§ **SHORT TASK**:
Tally the lines containing the word "chart" and give the total alone.

# Start of INFORMATION PROVIDED

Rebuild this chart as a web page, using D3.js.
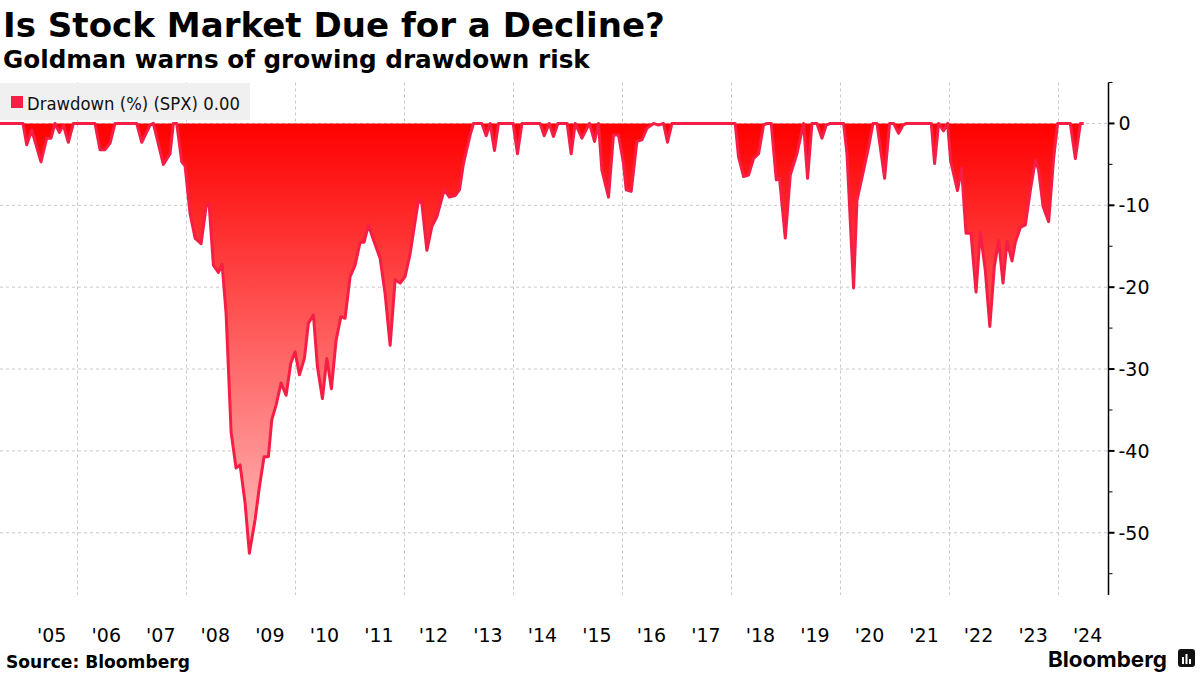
<!DOCTYPE html>
<html><head><meta charset="utf-8">
<script src="https://cdn.jsdelivr.net/npm/d3@7"></script>
<style>
html,body{margin:0;padding:0;background:#fff;}
svg{display:block;}
</style></head>
<body>
<svg id="chart" width="1200" height="675"></svg>
<script>
// ---- data (decimal year, drawdown %) ----
const dates = [2004.587,2005.009,2005.077,2005.169,2005.339,2005.444,2005.523,2005.596,2005.675,2005.749,2005.840,2005.932,
2006.330,2006.422,2006.514,2006.606,2006.697,2007.095,2007.187,2007.339,2007.400,2007.583,2007.706,2007.767,2007.829,2007.921,2007.982,
2008.073,2008.165,2008.275,2008.367,2008.422,2008.501,2008.593,2008.661,2008.734,2008.826,2008.917,2008.991,
2009.083,2009.161,2009.266,2009.345,2009.431,2009.510,2009.572,2009.651,2009.743,2009.835,2009.921,
2010.000,2010.079,2010.171,2010.244,2010.336,2010.409,2010.501,2010.582,2010.666,2010.752,2010.839,2010.917,
2011.009,2011.101,2011.193,2011.266,2011.345,2011.437,2011.560,2011.651,2011.743,2011.835,2011.927,
2012.018,2012.110,2012.262,2012.325,2012.417,2012.508,2012.600,2012.734,2012.831,2012.936,
2013.015,2013.088,2013.150,2013.211,2013.272,2013.426,2013.505,2013.578,2013.657,2013.730,
2014.000,2014.079,2014.160,2014.495,2014.569,2014.661,2014.739,2014.820,2014.991,
2015.064,2015.138,2015.261,2015.400,2015.492,2015.565,2015.627,2015.749,2015.840,2015.932,
2016.024,2016.073,2016.165,2016.270,2016.361,2016.453,2016.574,2016.666,2016.758,2016.831,2016.912,
2018.073,2018.134,2018.226,2018.318,2018.409,2018.501,2018.593,2018.655,2018.734,2018.826,2018.886,2018.991,
2019.083,2019.205,2019.327,2019.400,2019.481,2019.572,2019.664,2019.743,2019.817,
2020.061,2020.123,2020.244,2020.306,2020.428,2020.519,2020.600,2020.673,2020.734,2020.813,2020.905,2020.978,
2021.070,2021.150,2021.211,2021.670,2021.730,2021.804,2021.895,2021.969,
2022.025,2022.150,2022.225,2022.306,2022.398,2022.490,2022.569,2022.661,2022.743,2022.826,2022.905,2022.985,
2023.059,2023.150,2023.211,2023.303,2023.394,2023.486,2023.578,2023.638,2023.719,2023.822,2023.913,2023.987,
2024.220,2024.312,2024.404,2024.465];
const drawdown = [0,0,-2.6,-0.8,-4.7,-1.8,-1.8,0,-1.1,-0.2,-2.3,0,
0,-3.2,-3.2,-2.4,0,0,-2.3,-0.2,0,-5.0,-3.7,0,0,-4.7,-5.2,
-11.0,-14.0,-14.7,-10.2,-9.8,-17.3,-18.2,-17.2,-23.2,-37.7,-42.1,-41.7,
-46.4,-52.5,-48.4,-44.4,-40.7,-40.7,-36.2,-34.4,-31.7,-33.2,-29.3,
-27.9,-30.7,-28.7,-24.4,-23.4,-29.7,-33.6,-28.7,-32.4,-26.5,-23.6,-23.8,
-18.7,-17.3,-14.5,-14.5,-12.4,-14.2,-16.5,-20.8,-27.1,-19.1,-19.5,
-18.7,-15.9,-9.4,-9.8,-15.5,-12.6,-11.4,-8.1,-9.0,-8.8,
-8.1,-4.9,-3.1,-1.4,0,0,-1.5,0,-3.3,0,
0,-3.7,0,0,-1.5,0,-1.6,0,0,
-3.7,0,-1.8,0,-2.2,0,-5.7,-9.0,-1.4,-1.4,
-4.9,-8.1,-8.3,-2.2,-2.0,-0.6,0,-0.2,0,-2.3,0,
0,-4.1,-6.5,-6.3,-4.3,-3.7,-0.2,0,0,-6.9,-6.7,-14.0,
-6.3,-3.7,0,-6.7,0,0,-1.8,-0.2,0,
0,-3.7,-20.1,-9.4,-5.7,-2.9,0,0,-2.9,-6.7,0,0,
-1.2,-0.2,0,0,-4.9,0,-0.9,0,
-4.6,-8.2,-5.5,-13.4,-13.4,-20.6,-13.3,-18.0,-24.8,-17.5,-14.3,-19.5,
-14.4,-16.8,-14.5,-12.7,-12.4,-8.2,-4.5,-5.7,-10.1,-12.0,-4.3,0,
0,-4.3,0,0];
const yearLabels = ["'05","'06","'07","'08","'09","'10","'11","'12","'13","'14","'15","'16","'17","'18","'19","'20","'21","'22","'23","'24"];
const labelYears = d3.range(2005, 2025);
const gridYears = [2006,2008,2010,2012,2014,2016,2018,2020,2022,2024];
const yMajor = [0,-10,-20,-30,-40,-50];
const yMinor = [5,-5,-15,-25,-35,-45,-55];
const titleText = "Is Stock Market Due for a Decline?";
const subtitleText = "Goldman warns of growing drawdown risk";
const legendText = "Drawdown (%) (SPX) 0.00";
const sourceText = "Source: Bloomberg";

const data = dates.map((t,i)=>({t, v: drawdown[i]}));
const svg = d3.select("#chart");
const plotL = 0, plotR = 1108.5, plotT = 82.5, plotB = 595;
const x = d3.scaleLinear().domain([2004.587, 2024.92]).range([plotL, plotR]);
const y = d3.scaleLinear().domain([5, -57.6]).range([plotT, plotB]);

const FONT = "'DejaVu Sans', 'Noto Sans', sans-serif";

function fitText(sel, target){
  const n = sel.node();
  const len = n.getComputedTextLength();
  const x0 = +sel.attr("x");
  const s = target/len;
  sel.attr("transform", `translate(${x0*(1-s)},0) scale(${s},1)`);
}

// defs gradient
const defs = svg.append("defs");
const grad = defs.append("linearGradient").attr("id","ddgrad")
  .attr("gradientUnits","userSpaceOnUse")
  .attr("x1",0).attr("x2",0).attr("y1",y(0)).attr("y2",y(-55));
grad.append("stop").attr("offset","0%").attr("stop-color","#ff0000");
grad.append("stop").attr("offset","100%").attr("stop-color","#ffc4c4");

// gridlines
const grid = svg.append("g");
grid.selectAll("line.h").data(yMajor).join("line")
  .attr("x1", plotL).attr("x2", plotR)
  .attr("y1", d=>y(d)).attr("y2", d=>y(d))
  .attr("stroke","#c8c8c8").attr("stroke-width",1).attr("stroke-dasharray","3,3");
grid.selectAll("line.v").data(gridYears).join("line")
  .attr("x1", d=>Math.round(x(d))+0.5).attr("x2", d=>Math.round(x(d))+0.5)
  .attr("y1", plotT).attr("y2", plotB)
  .attr("stroke","#c8c8c8").attr("stroke-width",1).attr("stroke-dasharray","3,3");

// legend box
const leg = svg.append("g");
leg.append("rect").attr("x",0).attr("y",83).attr("width",250).attr("height",37).attr("fill","#f0f0f0");
leg.append("rect").attr("x",11).attr("y",96).attr("width",12).attr("height",12).attr("fill","#f71e45");
const lt = leg.append("text").attr("x",27).attr("y",110).text(legendText)
  .attr("font-family",FONT).attr("font-size",18).attr("fill","#111");
fitText(lt, 213);

// area + line
const area = d3.area().x(d=>x(d.t)).y0(y(0)).y1(d=>y(d.v));
const line = d3.line().x(d=>x(d.t)).y(d=>y(d.v));
svg.append("path").datum(data).attr("d",area).attr("fill","url(#ddgrad)");
svg.append("path").datum(data).attr("d",line).attr("fill","none")
  .attr("stroke","#f71e45").attr("stroke-width",3).attr("stroke-linejoin","round");

// y axis (right)
const ax = svg.append("g");
ax.append("line").attr("x1",plotR).attr("x2",plotR).attr("y1",plotT).attr("y2",plotB)
  .attr("stroke","#000").attr("stroke-width",1.5);
ax.selectAll("line.maj").data(yMajor).join("line")
  .attr("x1",plotR).attr("x2",plotR+6).attr("y1",d=>y(d)).attr("y2",d=>y(d))
  .attr("stroke","#000").attr("stroke-width",2);
ax.selectAll("line.min").data(yMinor).join("line")
  .attr("x1",plotR).attr("x2",plotR+4).attr("y1",d=>y(d)).attr("y2",d=>y(d))
  .attr("stroke","#000").attr("stroke-width",1);
ax.selectAll("text").data(yMajor).join("text")
  .attr("x",plotR+10).attr("y",d=>y(d)+7)
  .attr("font-family",FONT).attr("font-size",19).attr("fill","#000")
  .text(d=>d===0?"0":"-"+Math.abs(d));

// x axis labels
svg.append("g").selectAll("text").data(labelYears).join("text")
  .attr("x", d=>x(d+0.5)+2).attr("y",642).attr("text-anchor","middle")
  .attr("font-family",FONT).attr("font-size",19).attr("fill","#000")
  .text((d,i)=>yearLabels[i]);

// titles
const t1 = svg.append("text").attr("x",3).attr("y",37).text(titleText)
  .attr("font-family",FONT).attr("font-weight","bold").attr("font-size",34).attr("fill","#000");
fitText(t1, 662);
const t2 = svg.append("text").attr("x",3).attr("y",68).text(subtitleText)
  .attr("font-family",FONT).attr("font-weight","bold").attr("font-size",24).attr("fill","#000");
fitText(t2, 587);

// footer
const s1 = svg.append("text").attr("x",6).attr("y",668).text(sourceText)
  .attr("font-family",FONT).attr("font-weight","bold").attr("font-size",17).attr("fill","#000");
fitText(s1, 184);
const bl = svg.append("text").attr("x",1048).attr("y",667).text("Bloomberg")
  .attr("font-family","Inter, Roboto, sans-serif").attr("font-weight","bold").attr("font-size",22).attr("fill","#000");
fitText(bl, 119);
const ic = svg.append("g");
ic.append("rect").attr("x",1178).attr("y",649).attr("width",17).attr("height",18).attr("rx",3).attr("fill","#111");
[[1182,657,2,7],[1185.5,654,2,10],[1189,659,2,5]].forEach(b=>{
  ic.append("rect").attr("x",b[0]).attr("y",b[1]).attr("width",b[2]).attr("height",b[3]).attr("fill","#fff");
});
</script>
</body></html>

# End of INFORMATION PROVIDED

§ **ANSWER FOR THIS EXERCISE**:
3